Troye Jarmuth, chairman of the Carlsborg Community Advisory Council, pointed out the “unavoidable out-of-pocket expense” property owners also must pay given they are responsible to get their wastewater from their property to the public sewer system line for connection. Based on her research and estimates, Jarmuth predicts this expense could cost an individual property owner $2,000-$7,000.

Although a primary concern from Carlsborg residents regarding the use of the Sequim Water Reclamation Facility was reduced local control, Jarmuth feels these concerns have been eased by the fact the county will be treated as a wholesale customer by the city and the two entities will have an established memorandum of understanding.

“When he (Martin) explained the benefits about going with the Sequim alternative, it made sense,” Jarmuth said. “Sequim has a highly recognized treatment facility so why wouldn’t we want to piggy back on their wisdom?”

When re-evaluating and creating an amended Carlsborg wastewater facilities plan, county officials looked for both a sensible and cost-effective approach, McEntire said.

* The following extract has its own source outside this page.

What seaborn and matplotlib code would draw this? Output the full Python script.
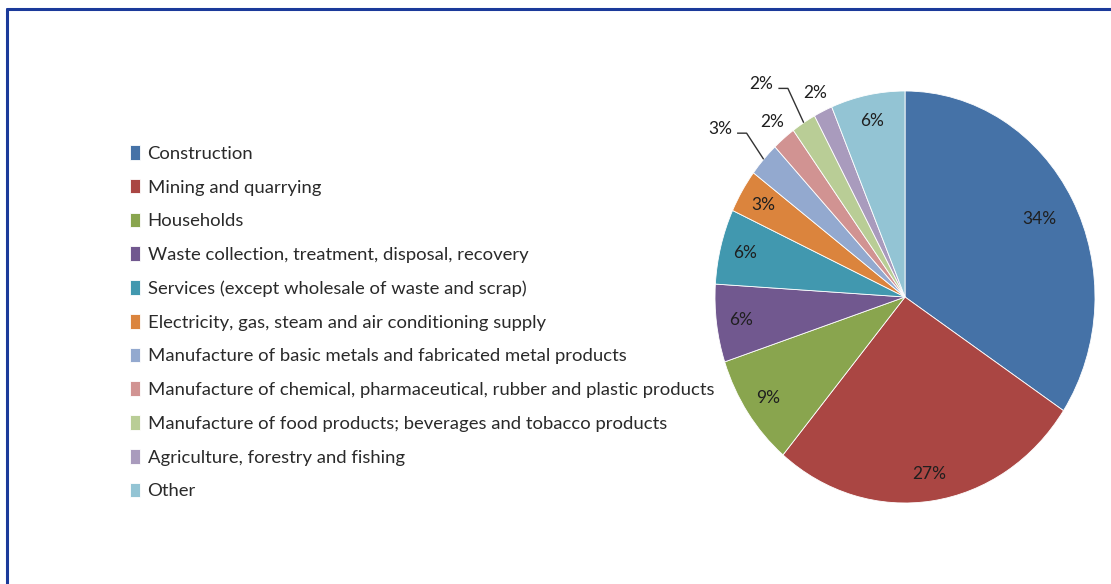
import numpy as np
import matplotlib
matplotlib.use("Agg")
import matplotlib.pyplot as plt
import seaborn as sns
from matplotlib.lines import Line2D

categories = [
    "Construction",
    "Mining and quarrying",
    "Households",
    "Waste collection, treatment, disposal, recovery",
    "Services (except wholesale of waste and scrap)",
    "Electricity, gas, steam and air conditioning supply",
    "Manufacture of basic metals and fabricated metal products",
    "Manufacture of chemical, pharmaceutical, rubber and plastic products",
    "Manufacture of food products; beverages and tobacco products",
    "Agriculture, forestry and fishing",
    "Other",
]
shares = [34.3, 26.8, 8.8, 6.1, 5.9, 3.4, 2.7, 2.0, 2.1, 1.6, 6.3]
pct_labels = ["34%", "27%", "9%", "6%", "6%", "3%", "3%", "2%", "2%", "2%", "6%"]

colors = ["#4572A7", "#AA4643", "#89A54E", "#71588F", "#4198AF", "#DB843D",
          "#93A9CF", "#D19392", "#B9CD96", "#A99BBD", "#93C4D4"]

sns.set_theme(style="white")
plt.rcParams["font.family"] = ["Lato", "DejaVu Sans"]

W, H = 1111, 584
fig = plt.figure(figsize=(W / 100, H / 100), dpi=100)
fig.patch.set_facecolor("white")

# pie axes spans the pie's bounding box
px_l, px_r, px_t, px_b = 715, 1095, 91, 503
ax = fig.add_axes([px_l / W, (H - px_b) / H, (px_r - px_l) / W, (px_b - px_t) / H])
palette = sns.color_palette(colors)
wedges, _ = ax.pie(shares, colors=palette, startangle=90, counterclock=False,
                   radius=1, wedgeprops=dict(edgecolor="white", linewidth=0.6))
ax.set_aspect("auto")
ax.set_xlim(-1, 1)
ax.set_ylim(-1, 1)
ax.axis("off")

# label placement style: (radius, angle nudge in degrees, leader line?)
label_style = {
    0: (0.80, 0, False),
    6: (1.27, 2, True),
    7: (1.10, 0, False),
    8: (1.28, 4, True),
    9: (1.10, 0, False),
}
txt_color = "#1f1f1f"
for i, w in enumerate(wedges):
    mid = np.deg2rad((w.theta1 + w.theta2) / 2)
    r, nudge, leader = label_style.get(i, (0.87, 0, False))
    a = mid + np.deg2rad(nudge)
    x, y = r * np.cos(a), r * np.sin(a)
    ax.text(x, y, pct_labels[i], ha="center", va="center", fontsize=12.5,
            color=txt_color, clip_on=False)
    if leader:
        rx, ry = np.cos(mid), np.sin(mid)
        x0 = x + 0.09
        x1 = x0 + 0.05
        yl = y - 0.02
        ax.plot([x0, x1, rx], [yl, yl, ry], color="#333333", lw=1.0,
                clip_on=False, solid_capstyle="butt")

leg = fig.legend(wedges, categories, loc="upper left",
                 bbox_to_anchor=(130 / W, 1 - 145 / H),
                 frameon=False, fontsize=13.3, handlelength=0.55,
                 handleheight=0.85, handletextpad=0.4, labelspacing=0.92,
                 borderaxespad=0, borderpad=0)
for t in leg.get_texts():
    t.set_color("#2a2a2a")

# frame lines (left and top) of the chart box
bc = "#1B3A9A"
fig.add_artist(Line2D([6.5 / W, 6.5 / W], [0, 1 - 8.5 / H], color=bc, lw=2.2,
                      transform=fig.transFigure))
fig.add_artist(Line2D([6.5 / W, 1], [1 - 8.5 / H, 1 - 8.5 / H], color=bc, lw=2.2,
                      transform=fig.transFigure))

fig.savefig("out.png", dpi=100)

Pursuing the Sequim alternative not only solved the problem of building a sewer treatment facility near Carlsborg neighborhoods, but it also helps spread the cost of operating the Sequim facility, which isn’t even at capacity.

“It’s kind of a win all the way around which is really rare in local government,” McEntire said.

Despite being slightly behind schedule, Martin said he still anticipates completing the construction of the necessary infrastructure by 2015 and having the system operational by 2016. While county and city officials await feedback from the Department of Ecology, Martin said they’re designing the Carlsborg collection system and it is about 70 percent complete.

“Two or three years ago this train was on a completely different track,” Burkett said. “This is a good example of inter-government cooperation.”